• [Your task]: Return all of the entries word for word, but omit the pictures they contain.

>> Start Record list

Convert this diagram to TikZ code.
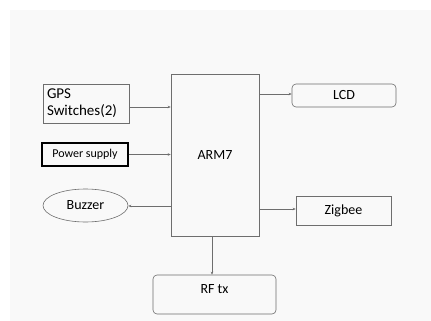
\documentclass[tikz,border=0pt]{standalone}
\usepackage{fontspec}
\setmainfont{Carlito}
\usetikzlibrary{arrows.meta,shapes.geometric}

\definecolor{slide}{RGB}{249,249,249}
\definecolor{edge}{RGB}{110,110,110}

\tikzset{
  blk/.style={draw=edge, line width=0.6pt, minimum width=#1, font=\fontsize{14}{16}\selectfont},
  blk/.default=86pt,
  rblk/.style={blk=#1, rounded corners=4pt},
  arr/.style={draw=edge, line width=0.5pt, -{Stealth[length=3pt,width=2.5pt]}}
}

\begin{document}
\begin{tikzpicture}[x=1pt,y=-1pt]
  \useasboundingbox (0,0) rectangle (431,321);
  \fill[slide] (10,10) rectangle (431,321);

  % blocks
  \node[blk=86pt, minimum height=39pt, align=left, text width=78pt,
        font=\fontsize{15}{17}\selectfont] (gps) at (86,103.5) {GPS\\Switches(2)};
  \node[draw=black, line width=1.3pt, minimum width=86pt, minimum height=23pt,
        font=\fontsize{12}{14}\selectfont] (pwr) at (85,154.5) {Power supply};
  \node[ellipse, draw=edge, line width=0.6pt, minimum width=85pt, minimum height=33pt,
        font=\fontsize{14}{16}\selectfont] (buz) at (85.5,205.5) {Buzzer};
  \node[blk=88pt, minimum height=162pt] (arm) at (215,155) {ARM7};
  \node[rblk=104pt, minimum height=23pt] (lcd) at (344,95.5) {LCD};
  \node[blk=95pt, minimum height=29pt] (zig) at (343.5,210.5) {Zigbee};
  \node[rblk=123pt, minimum height=39pt, text depth=11pt] (rf) at (214.5,294.5) {RF tx};
  \coordinate (armout) at ([xshift=-3pt]arm.south);

  % connections
  \draw[arr] (gps.east |- 0,107) -- (arm.west |- 0,107);
  \draw[arr] (pwr.east) -- (arm.west |- pwr.east);
  \draw[arr] (arm.west |- 0,206) -- (buz.east |- 0,206);
  \draw[arr] (arm.east |- 0,94) -- (lcd.west |- 0,94);
  \draw[arr] (arm.east |- 0,209) -- (zig.west |- 0,209);
  \draw[arr] (armout) -- (armout |- rf.north);
\end{tikzpicture}
\end{document}
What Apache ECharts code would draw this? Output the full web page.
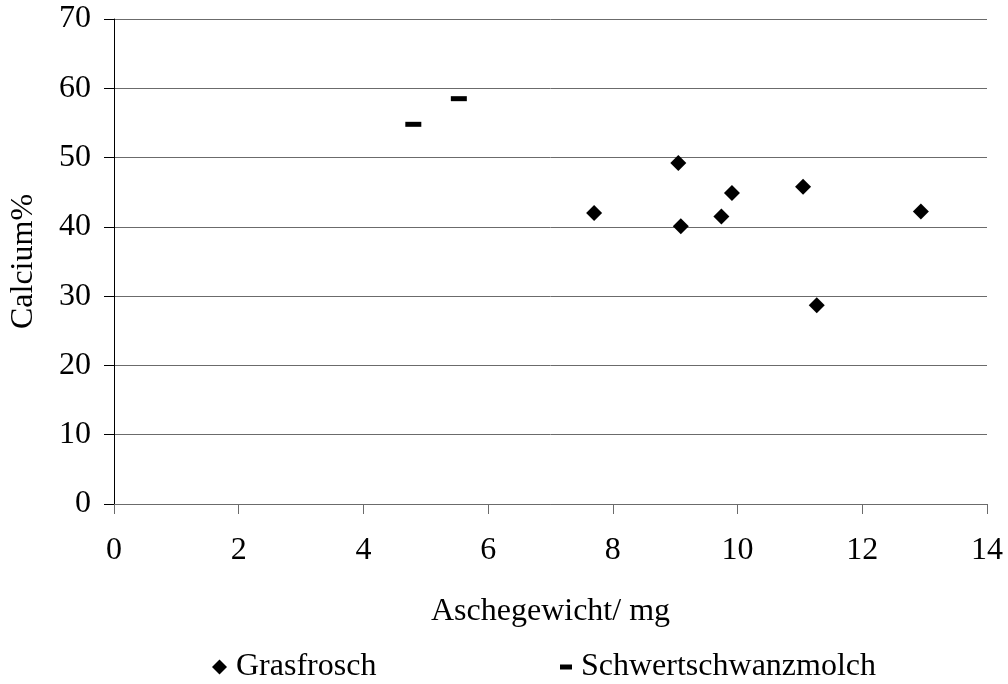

>> End Record list

• [Response below]:
Convert this diagram to TikZ code.
\documentclass[tikz,border=0pt]{standalone}
\usepackage{fontspec}
\setmainfont{Carlito}
\usetikzlibrary{arrows.meta,shapes.geometric}

\definecolor{slide}{RGB}{249,249,249}
\definecolor{edge}{RGB}{110,110,110}

\tikzset{
  blk/.style={draw=edge, line width=0.6pt, minimum width=#1, font=\fontsize{14}{16}\selectfont},
  blk/.default=86pt,
  rblk/.style={blk=#1, rounded corners=4pt},
  arr/.style={draw=edge, line width=0.5pt, -{Stealth[length=3pt,width=2.5pt]}}
}

\begin{document}
\begin{tikzpicture}[x=1pt,y=-1pt]
  \useasboundingbox (0,0) rectangle (431,321);
  \fill[slide] (10,10) rectangle (431,321);

  % blocks
  \node[blk=86pt, minimum height=39pt, align=left, text width=78pt,
        font=\fontsize{15}{17}\selectfont] (gps) at (86,103.5) {GPS\\Switches(2)};
  \node[draw=black, line width=1.3pt, minimum width=86pt, minimum height=23pt,
        font=\fontsize{12}{14}\selectfont] (pwr) at (85,154.5) {Power supply};
  \node[ellipse, draw=edge, line width=0.6pt, minimum width=85pt, minimum height=33pt,
        font=\fontsize{14}{16}\selectfont] (buz) at (85.5,205.5) {Buzzer};
  \node[blk=88pt, minimum height=162pt] (arm) at (215,155) {ARM7};
  \node[rblk=104pt, minimum height=23pt] (lcd) at (344,95.5) {LCD};
  \node[blk=95pt, minimum height=29pt] (zig) at (343.5,210.5) {Zigbee};
  \node[rblk=123pt, minimum height=39pt, text depth=11pt] (rf) at (214.5,294.5) {RF tx};
  \coordinate (armout) at ([xshift=-3pt]arm.south);

  % connections
  \draw[arr] (gps.east |- 0,107) -- (arm.west |- 0,107);
  \draw[arr] (pwr.east) -- (arm.west |- pwr.east);
  \draw[arr] (arm.west |- 0,206) -- (buz.east |- 0,206);
  \draw[arr] (arm.east |- 0,94) -- (lcd.west |- 0,94);
  \draw[arr] (arm.east |- 0,209) -- (zig.west |- 0,209);
  \draw[arr] (armout) -- (armout |- rf.north);
\end{tikzpicture}
\end{document}
What Apache ECharts code would draw this? Output the full web page.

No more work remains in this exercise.